After a memory swap failed, NASA is still trying to revive the Hubble Telescope

The Hubble Space Telescope has been offline for a week because of a bug in its payload computer, and it might take longer than we expected to get it back online. NASA reports it has tried several times to switch to backup memory modules, but it hasn’t worked. Team members are now examining the possibility that the issue is more severe, but we won’t know the extent of the damage until the investigation is complete.

The problem began when the payload computer for the telescope suddenly stopped working on June 13th. This is a different system from Hubble’s main computer that manages the science instruments. It pings the main computer with a “keep alive” signal, but that ceased on June 13th. This sent the observatory into safe mode, where it has remained ever since.

At first, NASA thought the problem was caused by a deteriorating 64K memory module. Yes, that is a very small amount of active memory for 2021, but this is a NASA Standard Spacecraft Computer-1 (NSSC-1) system from the 1980s. Fortunately, four redundant memory modules are built into the NSSC-1. NASA should have been able to switch the computer to a backup, and everything should have been fine. Despite this, the system stubbornly refuses to cooperate.

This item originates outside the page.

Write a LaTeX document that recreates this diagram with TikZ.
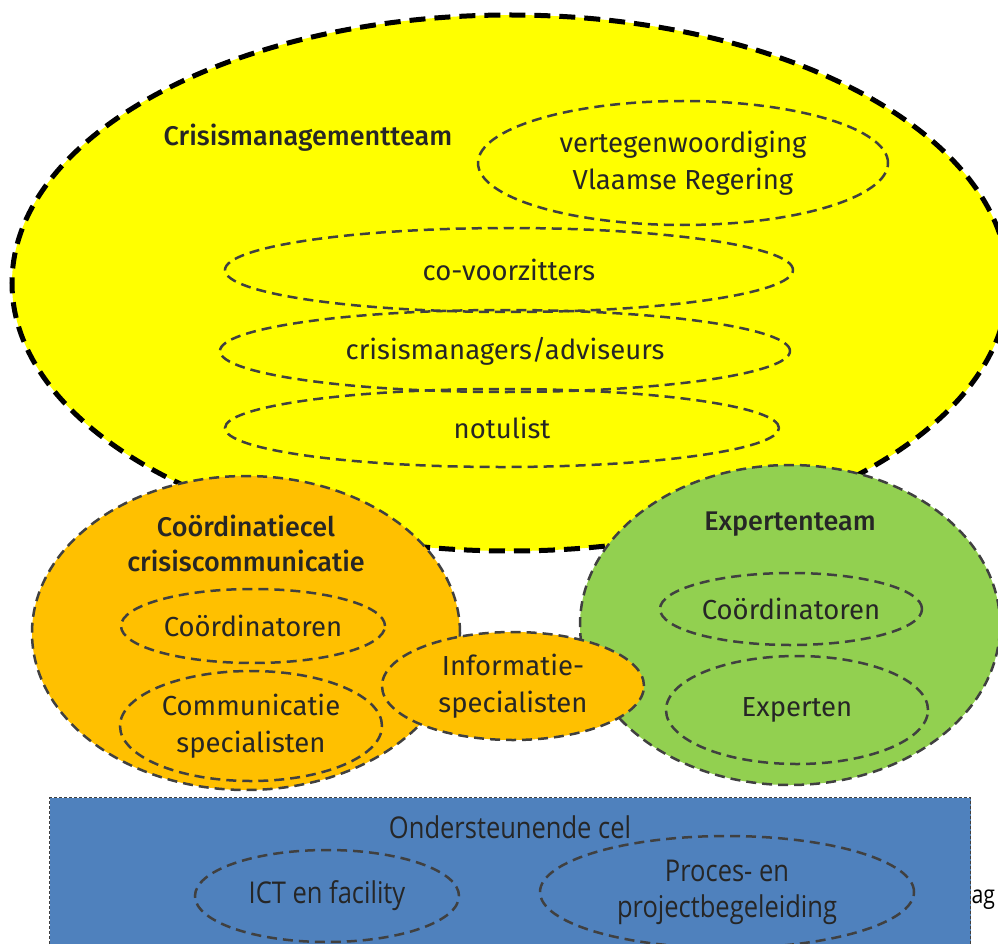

NASA now believes the system failure lies elsewhere in Hubble’s hardware, and the memory corruption was merely a symptom. The focus now is on the Standard Interface (STINT) hardware, which connects the Central Processing Module (CPM) to the computer’s other components. The team is designing tests that can be run remotely to diagnose the problem.

Luckily, there is still hope even if NASA determines the payload computer is busted. During Hubble’s last servicing mission in 2009, astronauts replaced a recently failed Science Instrument Command and Data Handling unit, which contains the payload computer and a backup for that system. NASA has reviewed the procedure for swapping to the backup payload computer, which accesses the same four memory modules as the current one.

So, as long as the backup computer and at least one memory module are still functional, Hubble should be alive again soon. If, however, there’s a problem with the backups, this could be the telescope’s swansong. That would leave the world’s astronomers without a high-power orbiting observatory until NASA’s long-delayed Webb telescope launches (hopefully) late this year.